Gli strateghi della Casa Bianca hanno elaborato un piano volto a diffondere ottimismo nel paese, non paura o ansia come segnalano il Financial Times e i giornali liberal. L’economia va molto bene da oltre un anno e mezzo, cresce a buon ritmo e senza sosta, anche se l’ultimissimo dato è un magro più 1,1 per cento. I disoccupati sono soltanto il 5 per cento, una percentuale più bassa di quella che si registrava ai tempi del boom economico clintoniano. Bush sostiene che il merito principale di questo miracolo economico sia la sua imponente riduzione delle tasse.
(continua dalla prima pagina) Nei palazzi di Washington nei mesi scorsi circolava voce che il più grande problema di George Bush fosse quello che l’America non ha grandi problemi, salvo il costo della benzina e delle assicurazioni sanitarie. Bush ieri ha affrontato proprio questi due temi: energia e sanità. Temi rischiosi, soprattutto il secondo.
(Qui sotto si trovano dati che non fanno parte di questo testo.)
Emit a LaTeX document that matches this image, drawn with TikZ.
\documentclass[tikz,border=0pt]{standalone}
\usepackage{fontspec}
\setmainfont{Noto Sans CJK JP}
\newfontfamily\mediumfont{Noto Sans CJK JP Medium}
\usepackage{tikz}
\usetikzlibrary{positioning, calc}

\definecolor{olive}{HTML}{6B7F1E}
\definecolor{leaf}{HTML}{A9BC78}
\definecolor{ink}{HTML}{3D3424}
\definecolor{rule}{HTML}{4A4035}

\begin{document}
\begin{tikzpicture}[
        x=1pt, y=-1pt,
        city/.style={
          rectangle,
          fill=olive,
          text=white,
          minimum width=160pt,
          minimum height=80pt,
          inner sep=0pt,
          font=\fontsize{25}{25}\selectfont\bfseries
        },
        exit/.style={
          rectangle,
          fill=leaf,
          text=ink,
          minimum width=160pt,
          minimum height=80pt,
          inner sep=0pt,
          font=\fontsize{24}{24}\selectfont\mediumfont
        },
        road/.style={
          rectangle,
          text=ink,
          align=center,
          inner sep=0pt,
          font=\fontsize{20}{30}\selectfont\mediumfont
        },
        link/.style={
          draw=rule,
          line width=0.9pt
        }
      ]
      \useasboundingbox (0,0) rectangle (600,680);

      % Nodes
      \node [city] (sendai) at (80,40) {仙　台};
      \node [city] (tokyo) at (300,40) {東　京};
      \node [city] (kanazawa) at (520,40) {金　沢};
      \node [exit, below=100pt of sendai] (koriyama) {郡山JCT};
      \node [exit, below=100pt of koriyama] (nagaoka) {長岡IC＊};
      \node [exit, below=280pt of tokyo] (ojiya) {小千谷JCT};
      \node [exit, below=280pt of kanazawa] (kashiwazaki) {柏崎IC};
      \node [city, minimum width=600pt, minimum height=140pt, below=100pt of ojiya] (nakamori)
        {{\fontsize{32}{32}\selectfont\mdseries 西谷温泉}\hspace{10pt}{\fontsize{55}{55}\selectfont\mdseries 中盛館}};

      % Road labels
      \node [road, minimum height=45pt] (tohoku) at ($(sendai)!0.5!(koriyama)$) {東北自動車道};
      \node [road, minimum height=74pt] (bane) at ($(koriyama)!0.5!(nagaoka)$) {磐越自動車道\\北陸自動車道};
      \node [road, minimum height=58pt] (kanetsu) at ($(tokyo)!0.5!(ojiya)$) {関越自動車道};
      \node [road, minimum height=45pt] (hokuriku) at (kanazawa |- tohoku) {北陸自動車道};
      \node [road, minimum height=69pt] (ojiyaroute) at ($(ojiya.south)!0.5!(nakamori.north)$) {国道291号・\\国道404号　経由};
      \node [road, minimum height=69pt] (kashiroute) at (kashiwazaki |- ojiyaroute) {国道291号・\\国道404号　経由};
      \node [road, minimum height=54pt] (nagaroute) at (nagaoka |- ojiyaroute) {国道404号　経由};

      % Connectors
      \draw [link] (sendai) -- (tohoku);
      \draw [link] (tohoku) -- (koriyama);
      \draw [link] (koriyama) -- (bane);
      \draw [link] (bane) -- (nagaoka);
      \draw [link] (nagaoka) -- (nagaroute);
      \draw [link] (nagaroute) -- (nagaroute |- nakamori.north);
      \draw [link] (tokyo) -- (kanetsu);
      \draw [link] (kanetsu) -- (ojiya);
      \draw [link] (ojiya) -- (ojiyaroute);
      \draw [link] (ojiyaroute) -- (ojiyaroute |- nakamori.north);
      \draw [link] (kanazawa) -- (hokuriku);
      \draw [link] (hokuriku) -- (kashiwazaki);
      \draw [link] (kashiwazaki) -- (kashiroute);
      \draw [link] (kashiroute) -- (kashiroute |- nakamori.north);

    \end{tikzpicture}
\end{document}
Chiunque abbia toccato il tasto della “health care”, non è sopravvissuto politicamente e Bush peraltro è ancora scottato dal fallimento della riforma della previdenza sociale annunciata nel discorso sullo Stato dell’Unione dell’anno scorso. La riforma dell’assistenza sanitaria è tabù, come può testimoniare l’ex first lady Hillary Clinton. Ma ora c’è la consapevolezza bipartisan e diffusa che il sistema a breve potrebbere non reggere più. I problemi sono due: i 46 milioni di non assicurati e l’alto costo dei servizi e delle polizze. In Europa sbrigativamente si pensa che la sanità americana sia totalmente privata e che non fornisca alcun servizio a chi non se lo può permettere. Non è così. Gli Stati Uniti spendono quasi duemila miliardi di dollari l’anno in spese sanitarie, cioè il 16 per cento del loro prodotto interno, poco meno del doppio della media dei paesi Osce. Il 60 per cento di questa spesa è pagata dal settore pubblico e comprende anche la ricerca e lo sviluppo di nuove tecnologie, che poi consente ai paesi del resto del mondo di usufruire di farmaci e tecniche più efficienti e meno care. Gli anziani, i bambini, le donne in gravidanza e i poveri hanno cure gratuite, a spese dello stato. Il controllo dei costi sanitari potrebbe saltare per una serie di motivi, non ultimo quello che i malati non vedono i conti e non si interessano alle spese, in quanto coperte dalle assicurazioni fornite dai datori di lavoro e in parte pagate dallo stato attraverso benefici fiscali. L’idea di Bush è quella di trasferire i benefici fiscali su nuovi conti sanitari personali affidati a tutti i cittadini, i quali gestirebbero da soli e senza sprechi la propria spesa sanitaria. Il sistema è complicato e c’è chi dice che, per quanto sofisticato, non funzionerà.
La questione energetica riguarda anche la sicurezza nazionale. Per non dipendere più dal petrolio mediorientale, fin qui Bush ha proposto di trivellare l’Alaska alla ricerca di altro petrolio nazionale. Ora l’idea è di sviluppare le tecnologie basate sui nuovi tipi di carburante già esistenti e sulle automobili ibride già in commercio.
Nonostante le previsioni del Financial Times, Bush è stato altrettanto fermo e visionario sull’Iran. I mullah non potranno dotarsi della Bomba e, mentre la diplomazia e le sanzioni cercheranno di fermarli, gli Stati Uniti sosterranno l’impegno del popolo iraniano e dell’opposizione democratica.